Plagiarism detection software can have substantial unintended effects on student learning and the classroom environment. If you are considering using plagiarism detection software in your class, you should consider the following questions

1) What do your students already know about plagiarism?

  • How do you know they know this? Where do you think they learned it?
  • What different disciplinary and cultural expectations about intellectual property do they bring with them to your class?
  • Are you and your students familiar with UT’s definition of plagiarism?

2) What do you want your students to learn about the use of outside sources?

  • How and why are outside sources used in your field?

One unintended side effect of using plagiarism detection services is that students may reduce or eliminate their use of outside sources to avoid inadvertent plagiarism. Simply requiring a minimum number of sources in a paper does not solve this problem. To avoid turning the service into a game of “Gotcha!” you’ll have to explain to your students how they will use sources to enter into disciplinary dialogue.

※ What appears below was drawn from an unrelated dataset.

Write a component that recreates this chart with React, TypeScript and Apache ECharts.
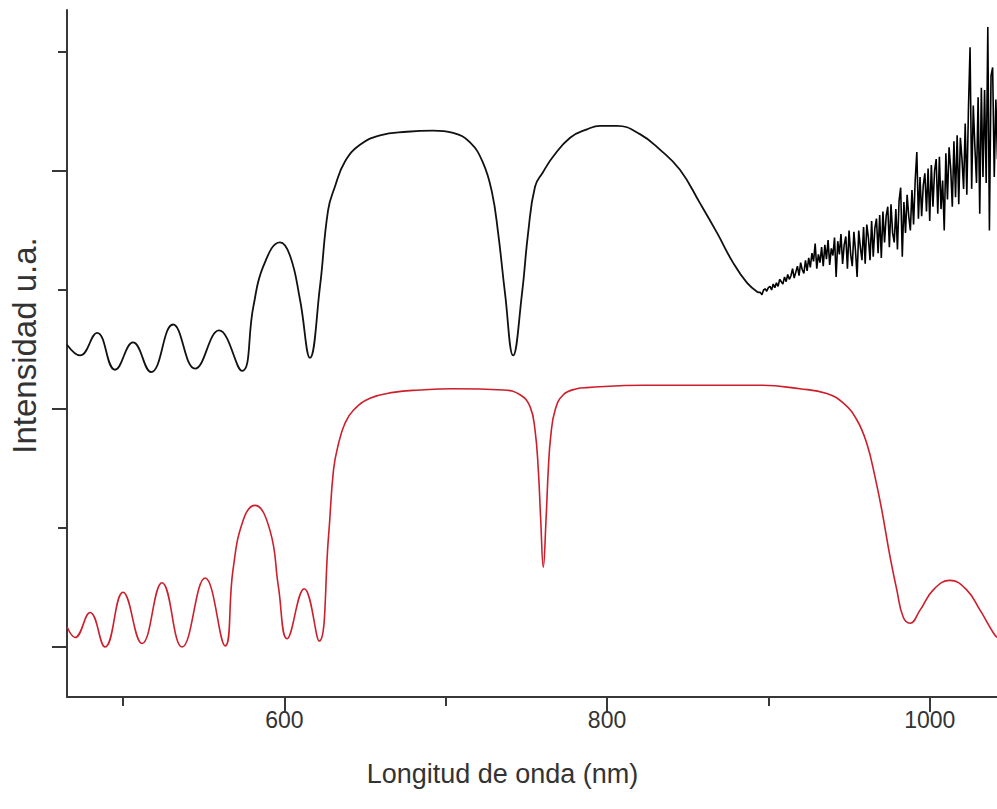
import React, { useEffect, useRef } from "react";
import * as echarts from "echarts";

const xMin = 465.3;
const xMax = 1041.7;
const yMin = -0.42;
const yMax = 5.353;

const majorXTicks = [600, 800, 1000];
const minorXTicks = [500, 700, 900];
const majorYTicks = [0, 2, 4];
const minorYTicks = [1, 3, 5];

const xTitle = "Longitud de onda (nm)";
const yTitle = "Intensidad u.a.";

// Black (measured) spectrum, smooth part
const blackX = [465.3, 473.4, 483.9, 495.1, 506.2, 517.4, 531.0, 544.7, 559.5, 573.8, 580.8, 587.0, 597.3, 603.5, 609.7, 615.9, 622.1, 627.1, 631.4, 637.6, 646.9, 659.3, 676.0, 692.2, 704.6, 715.1, 723.1, 728.7, 732.5, 736.8, 741.8, 747.3, 751.1, 755.4, 760.3, 766.5, 777.1, 787.6, 795.7, 806.2, 820.4, 832.8, 845.2, 857.6, 868.2, 878.1, 886.8, 893.6];
const blackY = [2.54, 2.45, 2.64, 2.33, 2.56, 2.31, 2.71, 2.34, 2.66, 2.32, 2.86, 3.20, 3.40, 3.29, 2.92, 2.43, 3.03, 3.67, 3.87, 4.08, 4.22, 4.30, 4.33, 4.34, 4.32, 4.24, 4.07, 3.82, 3.48, 2.97, 2.45, 2.97, 3.48, 3.87, 3.99, 4.12, 4.28, 4.35, 4.38, 4.38, 4.31, 4.18, 4.01, 3.73, 3.48, 3.23, 3.06, 2.98];

// Black spectrum, noisy tail: one reading per nm starting at 895 nm
const noiseStart = 895;
const noiseStep = 1;
const noiseY = [
  2.98, 2.96, 3.00, 3.01, 2.99, 3.02, 3.03, 3.00, 3.05, 3.02,
  3.06, 3.03, 3.09, 3.07, 3.05, 3.11, 3.07, 3.13, 3.09, 3.12,
  3.18, 3.10, 3.15, 3.20, 3.12, 3.23, 3.17, 3.14, 3.25, 3.16,
  3.27, 3.19, 3.31, 3.24, 3.39, 3.18, 3.30, 3.23, 3.36, 3.20,
  3.38, 3.26, 3.42, 3.21, 3.35, 3.29, 3.44, 3.11, 3.41, 3.30,
  3.47, 3.22, 3.38, 3.45, 3.18, 3.50, 3.30, 3.20, 3.49, 3.33,
  3.11, 3.50, 3.36, 3.25, 3.53, 3.22, 3.55, 3.44, 3.25, 3.58,
  3.28, 3.52, 3.60, 3.31, 3.63, 3.27, 3.66, 3.40, 3.62, 3.70,
  3.36, 3.72, 3.48, 3.40, 3.68, 3.34, 3.75, 3.86, 3.28, 3.74,
  3.48, 3.80, 3.62, 3.50, 3.84, 3.55, 3.92, 4.16, 3.60, 3.95,
  3.62, 3.88, 3.98, 3.66, 4.02, 3.58, 4.05, 3.70, 4.00, 4.10,
  3.64, 4.12, 3.68, 3.92, 3.50, 4.15, 3.76, 4.20, 4.02, 3.70,
  4.25, 3.78, 4.30, 3.72, 4.28, 4.10, 3.85, 4.40, 3.80, 4.52,
  5.04, 3.85, 4.55, 4.20, 3.90, 4.62, 3.64, 4.70, 3.95, 4.68,
  3.90, 5.21, 3.50, 4.80, 4.87, 3.95, 4.60, 4.10,
];

// Red (simulated) spectrum
const redX = [465.3, 470.3, 479.6, 488.9, 500.0, 511.8, 524.2, 536.6, 550.9, 563.3, 568.2, 574.6, 581.8, 591.1, 596.3, 601.7, 612.3, 621.6, 627.4, 630.5, 633.6, 637.6, 642.8, 653.1, 667.6, 684.1, 704.7, 735.7, 746.1, 752.3, 755.4, 757.4, 758.9, 760.5, 762.2, 763.6, 765.1, 767.8, 772.9, 781.2, 787.4, 822.5, 894.8, 919.6, 936.2, 946.5, 954.8, 961.0, 966.1, 970.3, 975.4, 979.6, 983.6, 987.8, 994.0, 1002.2, 1012.6, 1022.9, 1031.2, 1039.4, 1041.7];
const redY = [0.17, 0.08, 0.29, 0.00, 0.46, 0.03, 0.54, 0.00, 0.58, 0.01, 0.65, 1.07, 1.19, 0.98, 0.51, 0.07, 0.49, 0.05, 0.93, 1.49, 1.71, 1.88, 1.99, 2.09, 2.14, 2.16, 2.17, 2.16, 2.12, 2.02, 1.82, 1.49, 1.07, 0.67, 1.07, 1.49, 1.77, 1.99, 2.12, 2.17, 2.18, 2.20, 2.20, 2.17, 2.13, 2.05, 1.91, 1.71, 1.43, 1.15, 0.76, 0.48, 0.25, 0.20, 0.31, 0.48, 0.56, 0.48, 0.31, 0.12, 0.08];

const FONT = "'Liberation Sans', Arial, sans-serif";
const AXIS_COLOR = "#383838";

export default function App() {
  const ref = useRef<HTMLDivElement>(null);

  useEffect(() => {
    if (!ref.current) return;
    const chart = echarts.init(ref.current, null, { renderer: "svg" });

    const zip = (xs: number[], ys: number[]) => xs.map((x, i) => [x, ys[i]]);
    const blackData = zip(blackX, blackY);
    const noiseData: number[][] = [[blackX[blackX.length - 1], blackY[blackY.length - 1]]].concat(
      noiseY.map((y, i) => [noiseStart + i * noiseStep, y])
    );
    const redData = zip(redX, redY);

    const baseX = {
      type: "value" as const,
      min: xMin,
      max: xMax,
      position: "bottom" as const,
      splitLine: { show: false },
    };
    const baseY = {
      type: "value" as const,
      min: yMin,
      max: yMax,
      position: "left" as const,
      splitLine: { show: false },
    };

    chart.setOption({
      animation: false,
      backgroundColor: "#ffffff",
      grid: { left: 67, right: 0, top: 10, bottom: 809 - 697, containLabel: false },
      xAxis: [
        {
          ...baseX,
          axisLine: { show: true, onZero: false, lineStyle: { color: AXIS_COLOR, width: 2 } },
          axisTick: { show: true, customValues: majorXTicks, length: 15, lineStyle: { color: AXIS_COLOR, width: 2 } },
          axisLabel: {
            show: true,
            customValues: majorXTicks,
            formatter: (v: number) => String(v),
            fontSize: 23,
            color: "#333",
            margin: 11,
            fontFamily: FONT,
          },
          name: xTitle,
          nameLocation: "middle",
          nameGap: 63,
          nameTextStyle: { fontSize: 27, color: "#333", fontFamily: FONT, padding: [0, 59, 0, 0] },
        },
        {
          ...baseX,
          axisLine: { show: false, onZero: false },
          axisTick: { show: true, customValues: minorXTicks, length: 9, lineStyle: { color: AXIS_COLOR, width: 2 } },
          axisLabel: { show: false },
        },
      ],
      yAxis: [
        {
          ...baseY,
          axisLine: { show: true, onZero: false, lineStyle: { color: AXIS_COLOR, width: 2 } },
          axisTick: { show: true, customValues: majorYTicks, length: 15, lineStyle: { color: AXIS_COLOR, width: 2 } },
          axisLabel: { show: false },
          name: yTitle,
          nameLocation: "middle",
          nameGap: 26,
          nameTextStyle: { fontSize: 33, color: "#333", fontFamily: FONT, padding: [0, 0, 0, 16] },
        },
        {
          ...baseY,
          axisLine: { show: false, onZero: false },
          axisTick: { show: true, customValues: minorYTicks, length: 9, lineStyle: { color: AXIS_COLOR, width: 2 } },
          axisLabel: { show: false },
        },
      ],
      series: [
        {
          type: "line",
          xAxisIndex: 0,
          yAxisIndex: 0,
          data: blackData,
          smooth: 0.45,
          showSymbol: false,
          lineStyle: { color: "#111", width: 1.8 },
        },
        {
          type: "line",
          xAxisIndex: 0,
          yAxisIndex: 0,
          data: noiseData,
          smooth: false,
          showSymbol: false,
          lineStyle: { color: "#000", width: 1.6 },
        },
        {
          type: "line",
          xAxisIndex: 0,
          yAxisIndex: 0,
          data: redData,
          smooth: 0.45,
          showSymbol: false,
          lineStyle: { color: "#cc1f2b", width: 1.6 },
        },
      ],
    });

    return () => chart.dispose();
  }, []);

  return (
    <div
      ref={ref}
      style={{ position: "fixed", left: 0, top: 0, width: 997, height: 809, background: "#fff" }}
    />
  );
}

3) What can your students learn about their own writing from using the service?

  • Will you have them submit early drafts of papers, so they can correct any problems with citation before final submission?
  • Will your students have opportunities to discuss issues of intellectual property, fair use, and copyright, as these relate to their own writing?

When integrated with a process approach to writing (drafting and revising), plagiarism detection methods can help instructors create a safe learning environment, where inadvertent errors can be detected early and corrected without penalty. By calling attention to issues of intellectual property, plagiarism detection efforts also present an opportunity for productive discussion of ethics in academia and in your discipline.

4) How will you know if the service is doing what you want it to do?

  • Are you using it in the hope that it will deter potential plagiarists, or just catch more actual plagiarism?
  • Either way, how can you accurately measure or assess the service?

Beware of the placebo effect: UT’s Pilot Study of TurnItIn found that the primary benefit of using the service was the assumption of instructors and students that it prevented plagiarism. However, no evidence exists that this was actually the case.